Pu received a bachelor’s degree in history from Nankai University in 1986, and LL.M. degree from China University of Political Science and Law in 1991. He joined the pro-democracy movement in 1989, and, as he wrote in an article for the New York Review of Books, would return each year to Tiananmen Square to commemorate the June 4th massacre.

The working group that nominated Pu for the Columbia Global Freedom of Expression Award includes Liao Yiwu, writer and former political prisoner; Jim Glanzer, Manager, Bruder Capital in New York City and Columbia MBA graduate; Han Lianchao, Vice President, Initiatives for China; Andrew Nathan, Columbia University Professor of Political Science; Yang Jianli, President, Initiatives for China; Rose Tang, author and Tiananmen Massacre survivor; Tienchi Martin Liao, former president Independent Chinese PEN; Wang Tiancheng, former lecturer Peking University Law School and a Pu client; Chu Hailan, translator and democracy activist; Liu Wei, human rights law activist in China; Herbert Wiesner, author and former German PEN Centre Secretary General; Liu Nianchun, poet and democracy activist and former political prisoner. (Full disclosure: I am one of the signatories, as well.) Other nominators on the working group are anonymous for reasons related to geography or political sensitivity.

Journalists attempting to cover Pu’s trial on December 14, 2015 reported that they were pushed away by guards and plainclothes officers. Pu was detained in May 2014after attending a meeting about the 25th anniversary of the Tiananmen Square protests and massacre in 1989, a topic that is censored in China. He has been held in custody for 19 months, despite diabetes and other adverse health conditions. Pu’s entire trial lasted three hours.

In 2009, China waited until December 25, a quiet day for Western media, to announce an especially harsh 11-year sentence for Liu Xiaobo, the well-known freedom of speech advocate in China, former president of Independent Chinese PEN and a leading drafter of the democracy manifesto, Charter 08. Liu won the Nobel Peace Prize one year later for his peaceful pursuit of human rights in China, but is still held incommunicado in a Chinese prison. His spouse, Liu Xia, has been held in isolated house detention ever since.

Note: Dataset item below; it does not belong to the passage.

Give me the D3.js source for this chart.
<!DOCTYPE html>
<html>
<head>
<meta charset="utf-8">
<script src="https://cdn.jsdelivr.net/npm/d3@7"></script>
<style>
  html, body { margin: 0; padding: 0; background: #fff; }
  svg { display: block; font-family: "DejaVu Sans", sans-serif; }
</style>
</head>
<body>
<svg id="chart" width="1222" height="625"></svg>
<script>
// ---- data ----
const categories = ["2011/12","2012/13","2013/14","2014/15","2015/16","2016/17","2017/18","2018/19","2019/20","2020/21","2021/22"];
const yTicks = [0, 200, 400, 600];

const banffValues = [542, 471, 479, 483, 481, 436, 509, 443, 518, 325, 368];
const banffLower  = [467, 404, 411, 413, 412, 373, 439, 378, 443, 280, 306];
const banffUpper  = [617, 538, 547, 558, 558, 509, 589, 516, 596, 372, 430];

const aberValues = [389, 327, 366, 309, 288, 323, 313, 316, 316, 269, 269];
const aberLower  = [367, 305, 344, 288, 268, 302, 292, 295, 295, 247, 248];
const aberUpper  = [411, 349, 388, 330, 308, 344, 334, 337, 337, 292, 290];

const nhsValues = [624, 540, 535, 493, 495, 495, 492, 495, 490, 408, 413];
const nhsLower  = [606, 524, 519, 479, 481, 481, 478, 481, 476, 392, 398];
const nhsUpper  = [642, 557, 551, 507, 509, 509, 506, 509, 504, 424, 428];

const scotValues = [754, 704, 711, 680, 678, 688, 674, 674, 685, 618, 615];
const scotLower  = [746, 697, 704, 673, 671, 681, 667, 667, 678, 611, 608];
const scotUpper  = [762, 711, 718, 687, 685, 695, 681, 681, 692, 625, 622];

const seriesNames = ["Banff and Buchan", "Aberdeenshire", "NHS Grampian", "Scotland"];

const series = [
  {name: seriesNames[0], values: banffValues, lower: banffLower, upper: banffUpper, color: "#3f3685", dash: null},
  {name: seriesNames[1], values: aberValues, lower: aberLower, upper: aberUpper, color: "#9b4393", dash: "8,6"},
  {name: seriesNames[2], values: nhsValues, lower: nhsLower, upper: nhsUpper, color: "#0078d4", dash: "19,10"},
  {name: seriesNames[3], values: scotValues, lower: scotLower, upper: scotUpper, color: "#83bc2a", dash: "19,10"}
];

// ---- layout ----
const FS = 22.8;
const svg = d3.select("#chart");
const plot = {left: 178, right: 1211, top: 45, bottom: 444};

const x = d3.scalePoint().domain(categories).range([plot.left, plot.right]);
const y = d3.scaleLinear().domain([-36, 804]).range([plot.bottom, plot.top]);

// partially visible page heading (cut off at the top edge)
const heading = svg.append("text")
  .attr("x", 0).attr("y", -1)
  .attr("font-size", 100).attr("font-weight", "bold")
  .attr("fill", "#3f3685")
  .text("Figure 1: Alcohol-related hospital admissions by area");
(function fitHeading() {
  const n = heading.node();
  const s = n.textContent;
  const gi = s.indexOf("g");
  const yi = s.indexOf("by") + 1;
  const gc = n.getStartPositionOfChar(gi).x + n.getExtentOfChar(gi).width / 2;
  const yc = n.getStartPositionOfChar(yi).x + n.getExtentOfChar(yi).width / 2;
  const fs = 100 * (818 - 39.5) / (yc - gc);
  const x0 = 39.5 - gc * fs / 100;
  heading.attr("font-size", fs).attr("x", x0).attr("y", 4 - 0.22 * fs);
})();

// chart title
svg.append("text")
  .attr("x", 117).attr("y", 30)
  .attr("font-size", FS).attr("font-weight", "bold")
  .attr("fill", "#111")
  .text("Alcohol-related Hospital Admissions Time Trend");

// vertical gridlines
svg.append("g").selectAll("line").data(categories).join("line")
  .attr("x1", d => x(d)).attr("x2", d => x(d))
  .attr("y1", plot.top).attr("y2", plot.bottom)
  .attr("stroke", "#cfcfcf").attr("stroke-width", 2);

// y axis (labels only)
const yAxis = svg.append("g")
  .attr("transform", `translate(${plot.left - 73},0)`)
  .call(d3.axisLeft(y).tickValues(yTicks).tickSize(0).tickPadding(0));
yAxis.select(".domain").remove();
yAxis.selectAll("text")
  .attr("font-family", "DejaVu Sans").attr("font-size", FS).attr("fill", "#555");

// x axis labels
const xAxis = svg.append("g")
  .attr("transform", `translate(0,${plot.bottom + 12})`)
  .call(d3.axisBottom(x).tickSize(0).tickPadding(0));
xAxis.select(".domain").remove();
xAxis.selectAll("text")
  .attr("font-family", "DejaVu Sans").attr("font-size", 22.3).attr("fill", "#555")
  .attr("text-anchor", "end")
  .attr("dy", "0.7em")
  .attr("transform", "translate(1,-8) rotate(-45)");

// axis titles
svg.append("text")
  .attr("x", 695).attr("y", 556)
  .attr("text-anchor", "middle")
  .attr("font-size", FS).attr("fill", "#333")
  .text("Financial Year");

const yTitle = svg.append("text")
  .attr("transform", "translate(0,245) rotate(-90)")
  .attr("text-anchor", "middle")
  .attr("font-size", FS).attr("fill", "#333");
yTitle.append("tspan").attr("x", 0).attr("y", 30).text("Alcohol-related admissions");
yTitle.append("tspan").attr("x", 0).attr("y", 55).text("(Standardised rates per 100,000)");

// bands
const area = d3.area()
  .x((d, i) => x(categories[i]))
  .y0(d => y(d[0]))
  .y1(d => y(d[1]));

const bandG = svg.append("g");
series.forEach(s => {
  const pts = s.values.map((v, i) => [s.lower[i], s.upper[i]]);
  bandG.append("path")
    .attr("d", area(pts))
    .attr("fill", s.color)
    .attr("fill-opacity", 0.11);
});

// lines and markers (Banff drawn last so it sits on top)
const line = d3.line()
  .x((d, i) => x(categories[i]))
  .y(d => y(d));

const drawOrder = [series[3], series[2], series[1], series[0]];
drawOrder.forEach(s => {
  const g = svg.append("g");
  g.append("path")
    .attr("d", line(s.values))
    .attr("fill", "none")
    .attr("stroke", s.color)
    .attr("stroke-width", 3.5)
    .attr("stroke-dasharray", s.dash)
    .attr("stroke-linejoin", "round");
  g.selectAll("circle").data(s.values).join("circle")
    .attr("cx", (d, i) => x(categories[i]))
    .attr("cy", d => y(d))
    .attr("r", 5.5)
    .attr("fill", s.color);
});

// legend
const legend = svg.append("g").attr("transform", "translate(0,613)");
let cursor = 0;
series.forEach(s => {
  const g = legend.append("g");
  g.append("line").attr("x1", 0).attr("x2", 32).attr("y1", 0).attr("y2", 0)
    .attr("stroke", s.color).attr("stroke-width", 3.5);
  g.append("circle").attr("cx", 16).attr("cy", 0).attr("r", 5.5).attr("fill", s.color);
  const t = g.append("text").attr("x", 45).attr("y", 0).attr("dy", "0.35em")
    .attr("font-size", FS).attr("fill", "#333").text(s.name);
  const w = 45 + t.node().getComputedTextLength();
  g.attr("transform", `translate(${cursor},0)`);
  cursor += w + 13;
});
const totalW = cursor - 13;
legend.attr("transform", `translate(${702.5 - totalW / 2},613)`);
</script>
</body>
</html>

This is the second year of the Columbia Global Freedom of Expression Award. Last year’s winners were announced in March. (The awards went to Media Legal Defence Initiative for its work in Burkina Faso, the Constitutional Court of Zimbabwe for striking down the offence of criminal defamation, and the Constitutional Court of Turkey for lifting bans on Twitter and YouTube.)

Columbia Global Freedom of Expression was launched in 2014 “to advance understanding of the international and national norms and institutes that best protect the free flow of information and expression in an interconnected global community,” according to its website. Dr. Agnès Callamard, a human rights expert and former director of the organization ARTICLE 19, is executive director.